E o tempo que levou uma rosa indecisa
a tirar sua cor dessas chamas extintas
era o tempo mais justo. Era tempo de terra.
Onde não há jardim, as flores nascem de um
secreto investimento em formas improváveis.
Hoje tenho um amor e me faço espaçoso
para arrecadar as alfaias de muitos
amantes desgovernados, no mundo, ou triunfantes,
e ao vê-los amorosos e transidos em torno,
o sagrado terror converto em jubilação.
Seu grão de angústia amor já me oferece
na mão esquerda. Enquanto a outra acaricia
os cabelos e a voz e o passo e a arquitetura
e o mistério que além faz os seres preciosos
à visão extasiada.
Mas, porque me tocou um amor crepuscular,
há que amar diferente. De uma grave paciência
ladrilhar minhas mãos. E talvez a ironia
tenha dilacerado a melhor doação.
Há que amar e calar.
Para fora do tempo arrasto meus despojos
e estou vivo na luz que baixa e me confunde."
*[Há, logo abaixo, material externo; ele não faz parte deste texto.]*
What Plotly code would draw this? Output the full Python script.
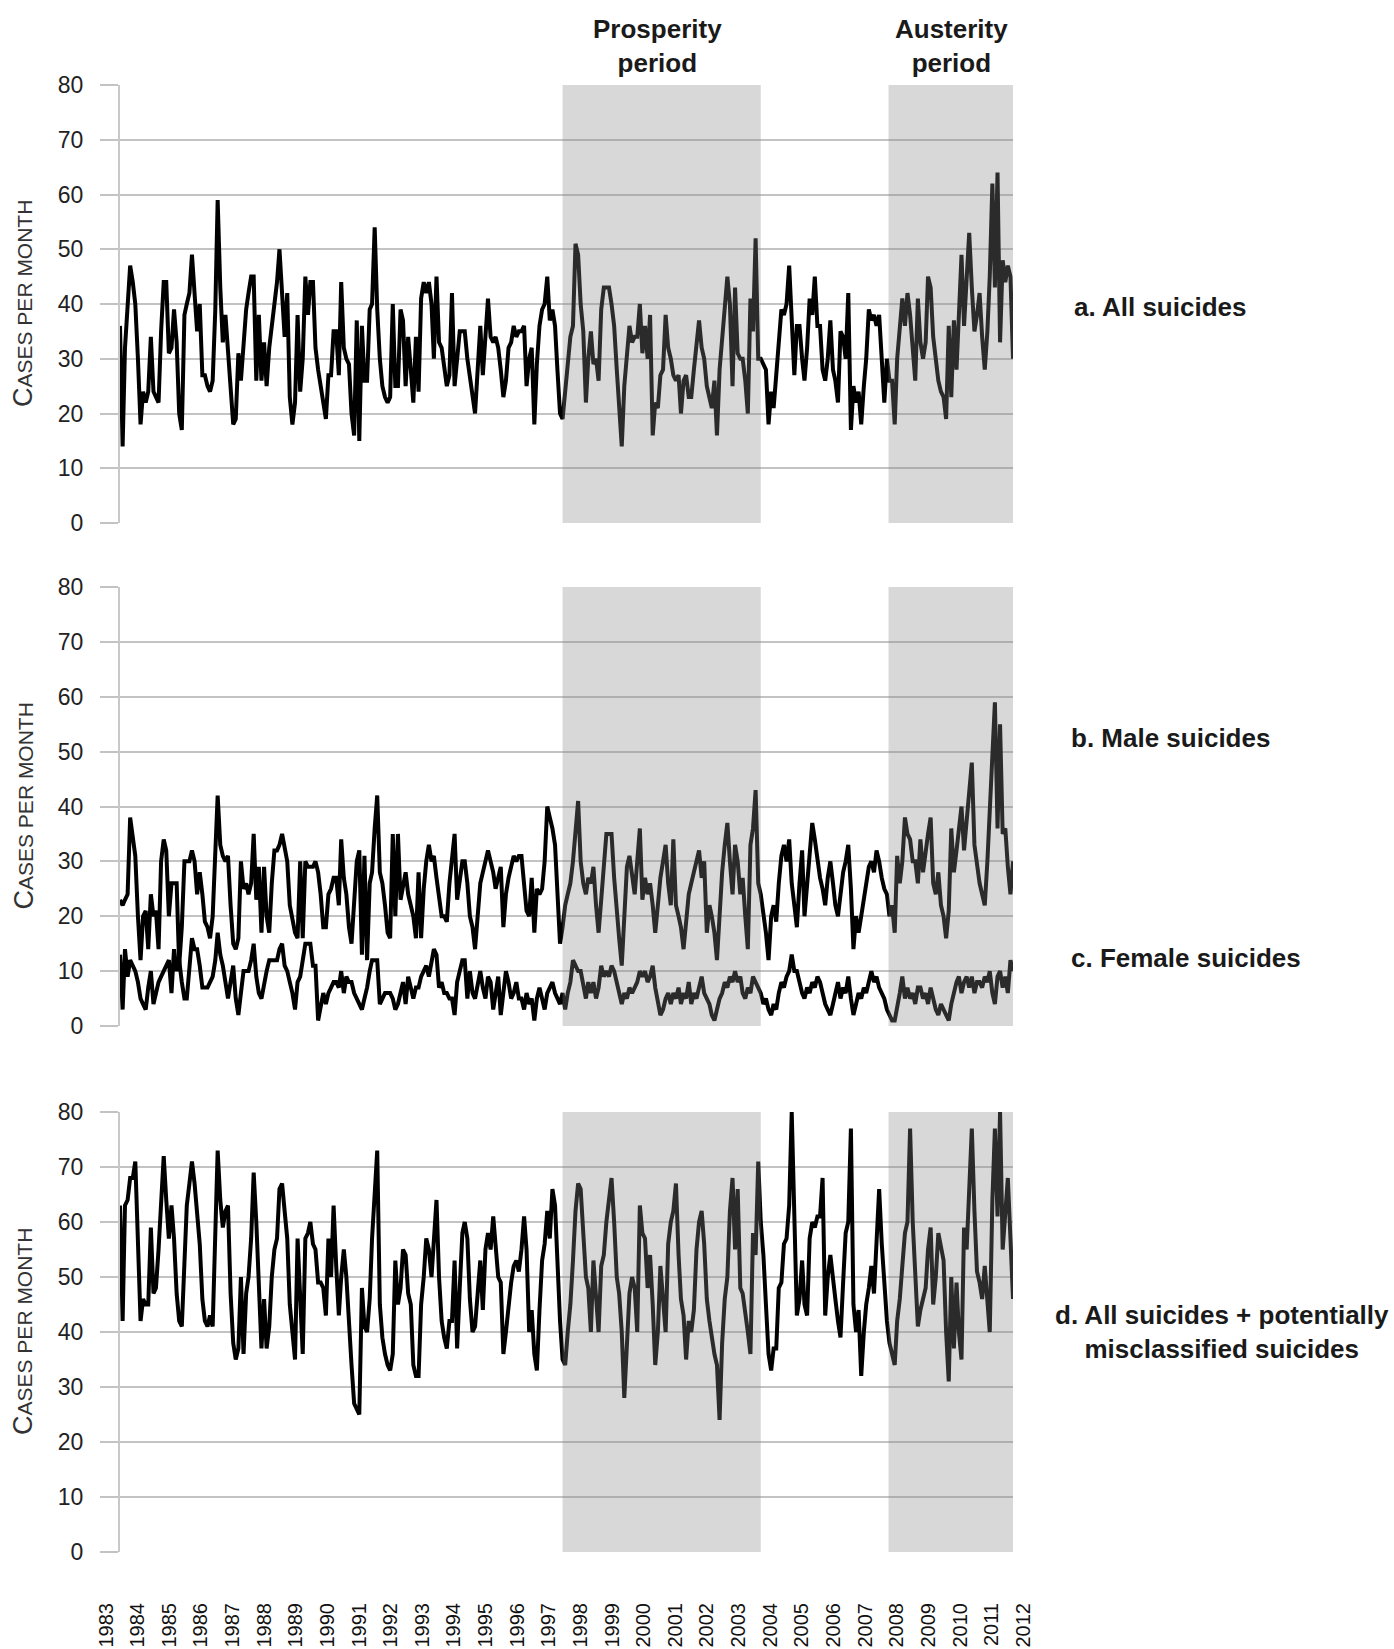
import pandas as pd
import plotly.graph_objects as go

# ---------------- data (monthly counts, Jan 1983 - Dec 2011) ----------------
start_month = "1983-01-01"

all_suicides = [
    36,14,32,40,47,44,40,30,18,24,22,24,
    34,24,23,22,35,44,44,31,32,39,33,20,
    17,38,40,42,49,41,35,40,27,27,25,24,
    26,39,59,43,33,38,32,25,18,19,31,26,
    34,39,42,45,45,26,38,26,33,25,32,36,
    41,44,50,42,34,42,23,18,22,38,24,30,
    45,38,44,44,32,28,25,22,19,27,27,35,
    35,27,44,32,30,29,20,16,37,15,36,26,
    26,39,40,54,39,30,25,23,22,23,40,25,
    25,39,37,25,34,28,22,34,24,41,44,42,
    44,40,30,45,33,32,28,25,27,42,25,30,
    35,35,35,30,27,24,20,28,36,27,33,41,
    34,33,34,32,28,23,26,32,33,36,34,35,
    35,36,25,30,32,18,29,36,39,40,45,37,
    39,36,28,20,19,24,28,34,36,51,49,40,
    35,22,30,35,29,30,26,39,43,43,43,40,
    36,28,22,14,25,31,36,33,34,34,40,31,
    36,30,38,16,22,21,27,28,38,32,30,27,
    26,27,20,26,27,23,23,28,32,37,32,30,
    25,23,21,26,16,28,34,38,45,40,25,43,
    31,30,30,26,20,41,35,52,30,30,29,28,
    18,24,21,27,32,39,38,40,47,38,27,36,
    36,30,26,32,41,38,45,36,36,28,26,30,
    37,28,26,22,35,34,30,42,17,25,22,24,
    18,25,30,39,37,38,36,38,30,22,30,26,
    26,18,30,35,41,36,42,38,32,26,41,33,
    30,33,45,43,34,30,26,24,23,19,36,23,
    37,28,40,49,36,45,53,43,35,38,42,34,
    28,35,45,62,43,64,33,48,44,47,45,30,
]

male_suicides = [
    23,22,23,24,38,34,31,20,12,20,21,14,
    24,20,21,14,30,34,32,20,26,26,26,11,
    18,30,30,30,32,30,24,28,24,19,18,16,
    20,30,42,33,31,30,31,22,15,14,16,30,
    25,26,24,26,35,23,29,17,29,20,17,26,
    32,32,33,35,32,30,22,19,17,16,30,16,
    30,29,29,29,30,28,24,18,18,24,25,27,
    27,22,34,27,24,18,15,22,30,32,13,31,
    12,26,28,36,42,28,26,22,17,16,35,20,
    35,23,26,28,24,22,20,16,28,16,25,30,
    33,30,31,27,24,20,20,19,26,31,35,23,
    26,30,30,26,20,18,14,20,26,28,30,32,
    30,28,25,27,29,18,24,27,29,31,30,31,
    31,26,21,20,27,17,25,24,25,30,40,38,
    36,33,25,15,18,22,24,26,30,35,41,30,
    26,24,27,26,29,22,17,23,30,35,35,35,
    27,20,16,11,20,29,31,27,24,30,36,23,
    27,24,26,22,17,22,27,30,33,26,22,34,
    22,20,18,14,20,24,26,28,30,32,27,30,
    17,22,20,17,12,22,28,33,37,30,24,33,
    30,24,27,20,14,33,36,43,26,24,21,17,
    12,20,22,19,26,31,33,30,34,26,22,18,
    26,32,20,26,30,37,34,30,27,25,22,27,
    30,26,22,20,24,28,30,33,25,14,20,17,
    20,23,26,29,30,28,32,30,27,25,24,20,
    22,17,31,26,30,38,35,34,30,30,26,34,
    28,32,35,38,26,24,28,22,20,16,21,36,
    28,32,36,40,32,38,42,48,33,29,26,24,
    22,30,40,52,59,36,55,35,36,29,24,30,
]

female_suicides = [
    13,3,14,9,12,11,10,8,5,4,3,7,
    10,4,6,8,9,10,11,12,6,14,10,12,
    8,5,5,10,16,14,14,11,7,7,7,8,
    9,12,17,13,11,8,5,8,11,5,2,6,
    10,10,10,12,15,9,6,5,8,10,12,12,
    12,12,14,15,11,10,8,6,3,8,9,12,
    15,15,15,11,11,1,4,6,4,6,7,8,
    8,7,10,6,9,8,8,6,5,4,3,5,
    7,10,12,12,12,4,5,6,6,6,5,3,
    4,6,8,4,9,7,5,7,7,9,10,11,
    9,12,14,13,7,8,6,6,5,5,2,8,
    10,12,12,5,10,6,5,8,10,7,5,9,
    8,3,6,9,2,7,10,8,5,6,8,5,
    5,3,6,4,5,1,5,7,5,3,6,7,
    8,6,5,4,6,3,6,8,12,11,10,10,
    7,5,8,6,8,5,7,11,9,10,9,11,
    10,8,6,4,6,5,7,6,7,8,10,9,
    10,8,9,11,7,4,2,3,5,6,4,6,
    5,7,4,6,5,8,4,6,5,7,9,6,
    5,4,2,1,3,5,6,8,7,9,8,10,
    8,9,6,5,7,6,9,8,7,6,4,5,
    3,2,4,3,6,8,7,9,10,13,10,10,
    8,6,5,7,6,8,7,9,8,6,4,3,
    2,4,6,8,5,7,6,9,5,2,4,6,
    5,7,6,8,10,8,9,7,6,5,3,2,
    1,1,4,6,9,5,7,5,6,4,7,7,
    5,6,4,7,5,3,2,4,3,2,1,4,
    6,8,9,6,8,9,7,9,6,8,8,7,
    9,8,10,6,4,9,10,7,9,6,12,10,
]

all_plus_misclassified = [
    63,42,63,64,68,68,71,56,42,46,45,45,
    59,47,48,55,62,72,64,57,63,57,47,42,
    41,55,63,67,71,67,61,56,46,42,41,43,
    41,60,73,64,59,62,63,47,38,35,37,50,
    36,47,50,57,69,60,47,37,46,37,41,50,
    55,57,66,67,62,57,45,40,35,57,46,36,
    57,58,60,56,55,49,49,48,43,57,50,63,
    52,43,50,55,50,40,34,27,26,25,48,41,
    40,46,57,65,73,45,39,36,34,33,36,53,
    45,48,55,54,47,45,34,32,32,45,50,57,
    55,50,56,64,50,42,39,37,42,42,53,37,
    48,58,60,57,46,40,41,47,53,44,55,58,
    55,61,55,50,49,36,40,45,49,52,53,51,
    55,61,55,40,44,36,33,44,53,56,62,57,
    66,63,52,42,35,34,40,45,53,62,67,66,
    58,50,48,40,53,47,40,52,54,60,64,68,
    60,50,47,40,28,38,47,50,48,40,63,58,
    57,48,54,45,34,40,52,46,40,56,60,62,
    67,54,46,43,35,42,40,44,55,60,62,56,
    46,42,39,36,34,24,38,46,50,62,68,55,
    66,48,47,44,40,36,58,54,71,60,54,45,
    36,33,37,37,48,49,56,57,63,80,60,43,
    46,53,45,43,57,60,59,61,61,68,43,50,
    54,49,46,42,39,49,58,60,77,45,40,44,
    32,40,45,48,52,47,55,66,56,48,42,38,
    36,34,42,46,52,58,60,77,60,50,41,44,
    46,48,55,59,45,50,58,55,53,40,31,50,
    37,49,40,35,59,55,65,77,62,51,49,46,
    52,45,40,64,77,61,80,55,62,68,57,46,
]

year_labels = list(range(1983, 2013))

prosperity_period = ("1997-05-01", "2003-10-01")
austerity_period = ("2007-11-20", "2011-12-01")

panel_labels = ["a. All suicides", "b. Male suicides", "c. Female suicides",
                "d. All suicides + potentially<br>misclassified suicides"]

# ---------------- figure ----------------
months = pd.date_range(start_month, periods=len(all_suicides), freq="MS")

W, H = 1394, 1649
def px_x(p): return p / W
def px_y(p): return 1 - p / H

x_dom = [px_x(120), px_x(1013)]
y_doms = [
    [px_y(523), px_y(85)],
    [px_y(1026), px_y(587)],
    [px_y(1552), px_y(1112)],
]

fig = go.Figure()
line_style = dict(color="#000000", width=4)

fig.add_trace(go.Scatter(x=months, y=all_suicides, mode="lines", line=line_style,
                         xaxis="x", yaxis="y", showlegend=False))
fig.add_trace(go.Scatter(x=months, y=male_suicides, mode="lines", line=line_style,
                         xaxis="x2", yaxis="y2", showlegend=False))
fig.add_trace(go.Scatter(x=months, y=female_suicides, mode="lines", line=line_style,
                         xaxis="x2", yaxis="y2", showlegend=False))
fig.add_trace(go.Scatter(x=months, y=all_plus_misclassified, mode="lines", line=line_style,
                         xaxis="x3", yaxis="y3", showlegend=False))
# carrier for the year label axis
fig.add_trace(go.Scatter(x=year_labels, y=[None] * len(year_labels), mode="markers",
                         xaxis="x4", yaxis="y4", showlegend=False, hoverinfo="skip"))

base_font = "Liberation Sans, Arial, sans-serif"
tick_font = dict(family=base_font, size=23, color="#222222")
grid_col = "#c3c3c3"

xrange = [months[0], months[-1]]
for i, (xa, ya) in enumerate([("xaxis", "yaxis"), ("xaxis2", "yaxis2"), ("xaxis3", "yaxis3")]):
    anchor_y = "y" if i == 0 else f"y{i+1}"
    anchor_x = "x" if i == 0 else f"x{i+1}"
    fig.update_layout(**{
        xa: dict(domain=x_dom, anchor=anchor_y, type="date", range=xrange,
                 showgrid=False, showticklabels=False, showline=False, zeroline=False,
                 ticks="", automargin=False),
        ya: dict(domain=y_doms[i], anchor=anchor_x, range=[0, 80], dtick=10,
                 showgrid=True, gridcolor=grid_col, gridwidth=2, zeroline=False,
                 showline=True, linecolor="#c8c8c8", linewidth=2,
                 ticks="outside", ticklen=18, tickwidth=2, tickcolor=grid_col,
                 ticklabelstandoff=12, tickfont=tick_font, automargin=False),
    })

lab_spacing = 31.63   # px per year of the label strip
lab_first = 106       # px position of the first label
fig.update_layout(
    xaxis4=dict(domain=[0, 1], anchor="free", position=px_y(1598),
                range=[1983 - lab_first / lab_spacing, 1983 + (W - lab_first) / lab_spacing],
                tickmode="array", tickvals=year_labels, ticktext=[str(y) for y in year_labels],
                tickangle=-90, ticks="", showgrid=False, showline=False, zeroline=False,
                automargin=False,
                tickfont=dict(family=base_font, size=20, color="#111111")),
    yaxis4=dict(domain=[0, 0.02], anchor="x4", visible=False, range=[0, 1], automargin=False),
)

# shaded periods (drawn above the lines, semi-transparent like the original)
shapes = []
for xref, yref in [("x", "y domain"), ("x2", "y2 domain"), ("x3", "y3 domain")]:
    for (a, b) in [prosperity_period, austerity_period]:
        shapes.append(dict(type="rect", xref=xref, yref=yref, x0=a, x1=b, y0=0, y1=1,
                           fillcolor="rgb(135,135,135)", opacity=0.32, layer="above",
                           line=dict(width=0)))
fig.update_layout(shapes=shapes)

label_font = dict(family=base_font, size=26, color="#1a1a1a")
annotations = []
# period headers
for txt, cx in [("<b>Prosperity<br>period</b>", 657), ("<b>Austerity<br>period</b>", 951)]:
    annotations.append(dict(text=txt, xref="paper", yref="paper", x=px_x(cx), y=px_y(46),
                            showarrow=False, font=label_font, align="center",
                            xanchor="center", yanchor="middle"))
# panel labels
for txt, (lx, ly, xa) in zip(panel_labels, [(1072, 307, "left"), (1069, 738, "left"),
                                             (1069, 958, "left"), (1222, 1332, "center")]):
    annotations.append(dict(text=f"<b>{txt}</b>", xref="paper", yref="paper", x=px_x(lx), y=px_y(ly),
                            showarrow=False, font=label_font, align="center",
                            xanchor=xa, yanchor="middle"))
# y-axis titles in small caps
ytitle = "C<span style='font-size:21px'>ASES PER MONTH</span>"
for dom in y_doms:
    annotations.append(dict(text=ytitle, xref="paper", yref="paper", x=px_x(23),
                            y=(dom[0] + dom[1]) / 2, textangle=-90, showarrow=False,
                            font=dict(family=base_font, size=27, color="#333333"),
                            xanchor="center", yanchor="middle"))
fig.update_layout(annotations=annotations)

fig.update_layout(width=W, height=H, margin=dict(l=0, r=0, t=0, b=0, pad=0),
                  paper_bgcolor="white", plot_bgcolor="white")

fig.write_html("out.html")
Para Maria Zilda Cury, "Campo de Flores" é "um dos poemas que testemunham o mais alto lirismo de Carlos Drummond de Andrade".
"Com a exposição de pares contraditórios que põem em relevo o deslumbramento de um amor no crepúsculo da vida, constrói-se no poema uma reflexão sobre o milagre do amor, como um dom que, embora inesperado como todo dom, desperta sentimentos contraditórios no sujeito lírico", explicou a professora.